Inspired by big data advances in astronomy and physics, a group of researchers wants to use the same approach for social sciences. The plan is to recruit 10,000 New Yorkers and track everything technology can record about their lives over 20 years. From this ocean of data, the scientists hope to spot patterns that we otherwise might have missed about our health, financial situation, parenting — just about everything.
The Kavli HUMAN Project is ambitious, to say the least. It will be “the first true study of all of the factors that make humans… human,” as stated on the project’s website.
Enabled by technology like wearables, smart sensors or the ubiquity of smartphones and mobile apps, the team led by Paul Glimcher, a social scientist at New York University, wants to learn as much as it is humanly possible about the lives of 10,000 people from 4,000 households. Each person’s life will be documented, which includes the full genome sequence, IQ and personality scores, financial records, buying habits, employment, time spent on email or with pets, stool samples and so on. There’s even an idea laid on the table to track how often participants interact with family members using Bluetooth sensors. And all of this should go on for two decades.
There is no immediate goal in mind. It’s just about mining data in the hope that eventually among all the noise we will spot patterns. For instance, we could learn why some people are healthier, happier and live longer than others, then use this information to make everyone else’s lives at least a bit better.
Kavli HUMAN took cues from big data astronomy projects like the revolutionary Sloan Digital Sky Survey which records millions of stars, galaxies or quasars. Similarly to how Sloan expanded our understanding of the universe, Kavli HUMAN will work to unravel the human universe — an insane mix of biology, behavior, and environment.
“… Cutting-edge questions are unanswered because we lack the data related to the genetic regulators of aging processes; the impact of intrauterine growth restrictions and child maltreatment; the interaction of aging with cognitive stimulation in early, mid, and later life; the interaction of stress and physical activity; and the interaction of all of these with economic status,” a recent paper discussing Kavli HUMAN reads.
The whole setup might alarm some as being, well, very creepy. But the prospects could be truly revolutionary. Unlike physics or math, the results from social science studies are often unreproducible, meaning the initial findings could have been false. Partly to blame is the lack of resources scientists have at their disposal as they’re forced to only work in small groups ranging from 50 to 100 people, then control some factors, experiment and draw conclusions. Yet, to be relevant, reliable, and reproducible, it’s preferable to have thousands of participants.
People aren’t protons either. While there are stereotypes and behavioral patterns, these differ according to race, upbringing, occupation, location and so on — and Kavli HUMAN promises to solve these shortcomings by implicating a lot of demographics and recording their interactions more granularly than anyone before.

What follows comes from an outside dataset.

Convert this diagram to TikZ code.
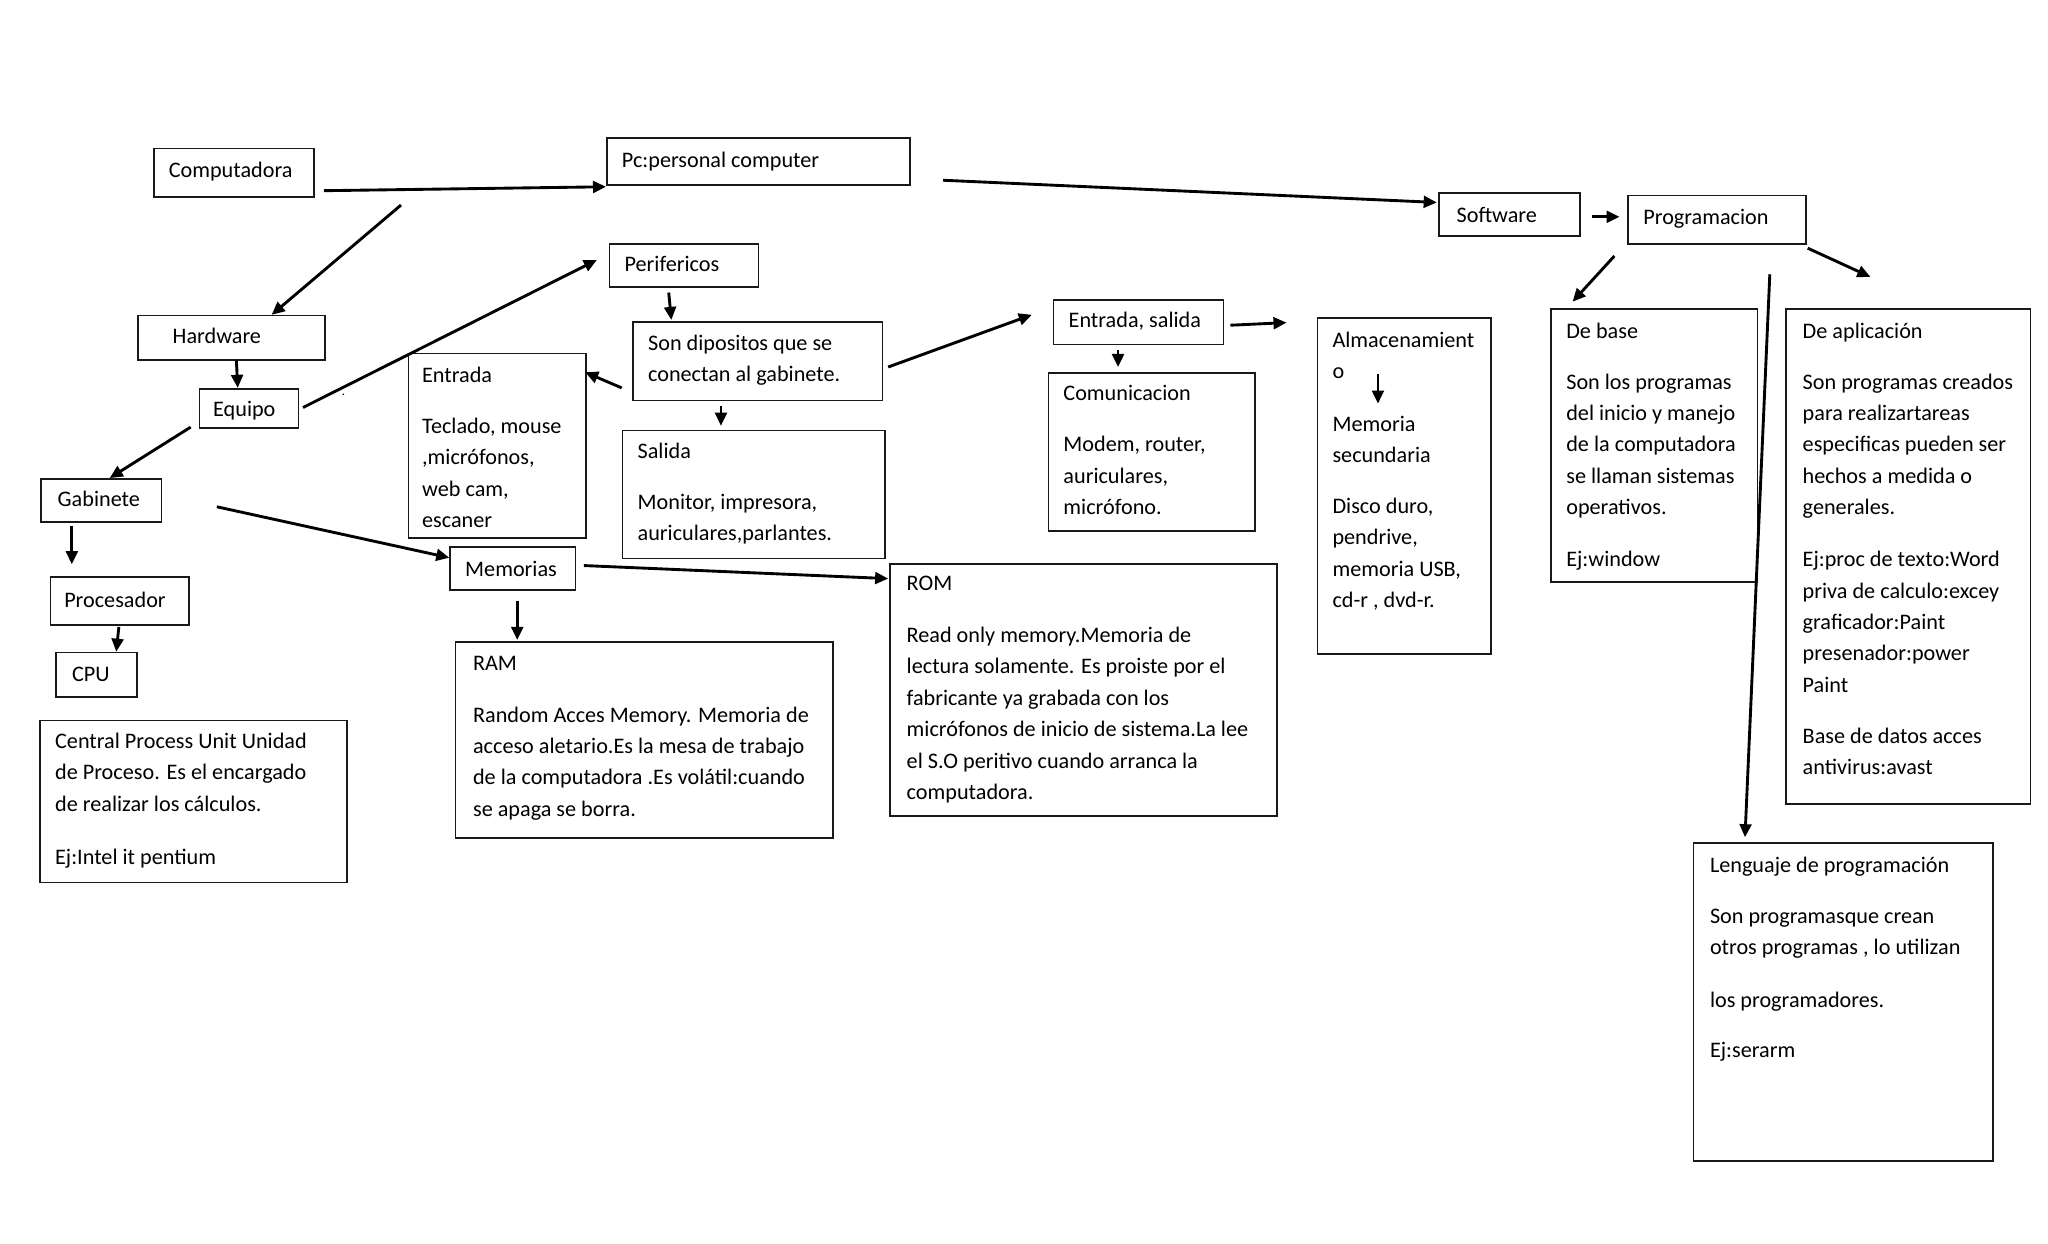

It’s basically a longitudinal study, an order of magnitude more complex. The Framingham Heart Study, which began in 1948 with 5,209 adult subjects from Framingham, Massachusetts, is the source of a great deal of current knowledge about heart disease. Most of what we know today about the impact of diet, exercise and common medications like aspirin have on heart disease is owed to this study. This study also helped establish that smoking is lethal. But while Framingham researchers gathered half a kilobyte of data a subject a year, Kavli will log a gigabyte onward.
“if you have breast cancer, there is a suite of genetic structures. There are actually six or eight main genes and about 10 minor genes, and they interact in defining your tumor’s sensitivity. Your treatment program is not as simple as, “You have breast cancer. Take this drug.” Nor is it as simple as, “Your tumor is one of five types. Take one of these five drugs.”
Your treatment is a function, a mathematical function, of the interaction of the different genes that make up your tumor and hence define your tumor’s vulnerability.
The genotype of your tumor will be mapped, and it will yield a very detailed treatment program, through a machine-learned algorithm,” Glimcher told VOX.
The multi-million dollar project is slated to start soon, as Glimcher hopes to recruit the first volunteers in mid-2017. If it goes well, the study might be expanded to include other cities.